The fate of endosulfan in water
- Taylor & Francis Group
- Publication Type:
- Journal Article
- Journal of Environmental Science and Health Part B, 2005, 40 (5), pp. 711 - 720
- Issue Date:
Although the use of endosulfan to control cotton pests has declined, this insecticide still has widespread application in agriculture and can contaminate riverine systems as runoff from soil or by aerial deposition. The degradation of endosulfan in pure water at different pH values of 5, 7 and 9 and in river water from the Namoi and the Hawkesbury rivers of New South Wales (NSW), Australia, was studied in the laboratory.

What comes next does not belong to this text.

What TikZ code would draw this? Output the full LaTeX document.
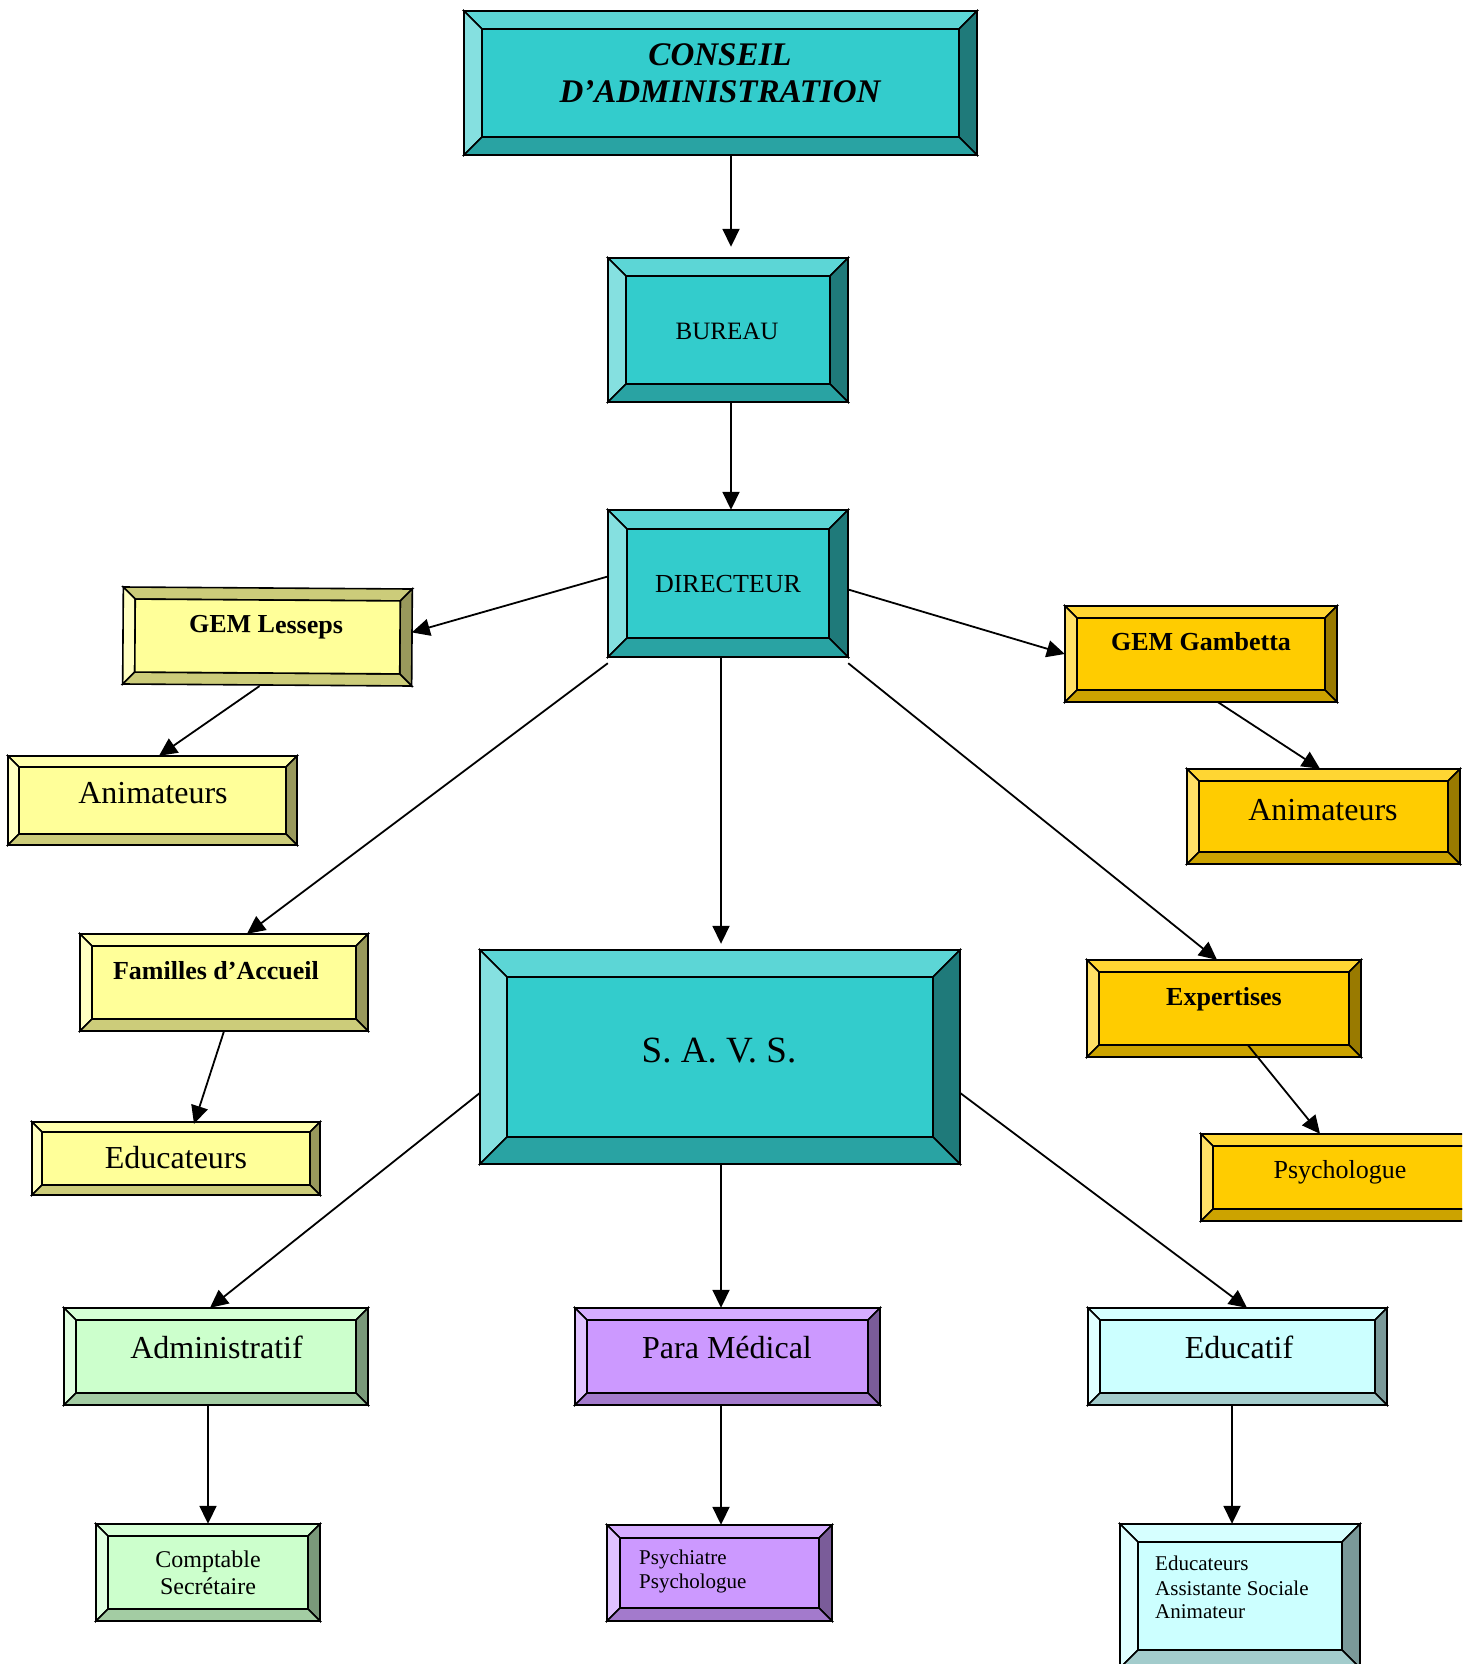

Endosulfan transformation into endosulfan sulfate in river water using artificial mesocosms was also investigated. The results show endosulfan is stable at pH 5, with increasing rates of disappearance at pH 7 and pH 9 by chemical hydrolysis. Incubation of endosulfan with river water at pH 8.3 resulted in the disappearance of endosulfan and the formation of endosulfan diol due to the alkaline pH as well as formation of endosulfan sulfate. Although the degradation of endosulfan by Anabaena, a blue-green alga, did not result in the transformation of endosulfan to endosulfan sulfate, we conclude that other microorganisms catalyzed the formation of the sulfate. Significant conversions of endosulfan into endosulfan sulfate were also reported from associated field studies using artificial mesocoms containing irrigation water from rivers inhabitated by micro-macro fauna. From these results, we conclude that the presence of endosulfan sulfate in river water cannot be used to distinguish contamination by runoff from soil from contamination by aerial drift or redeposition.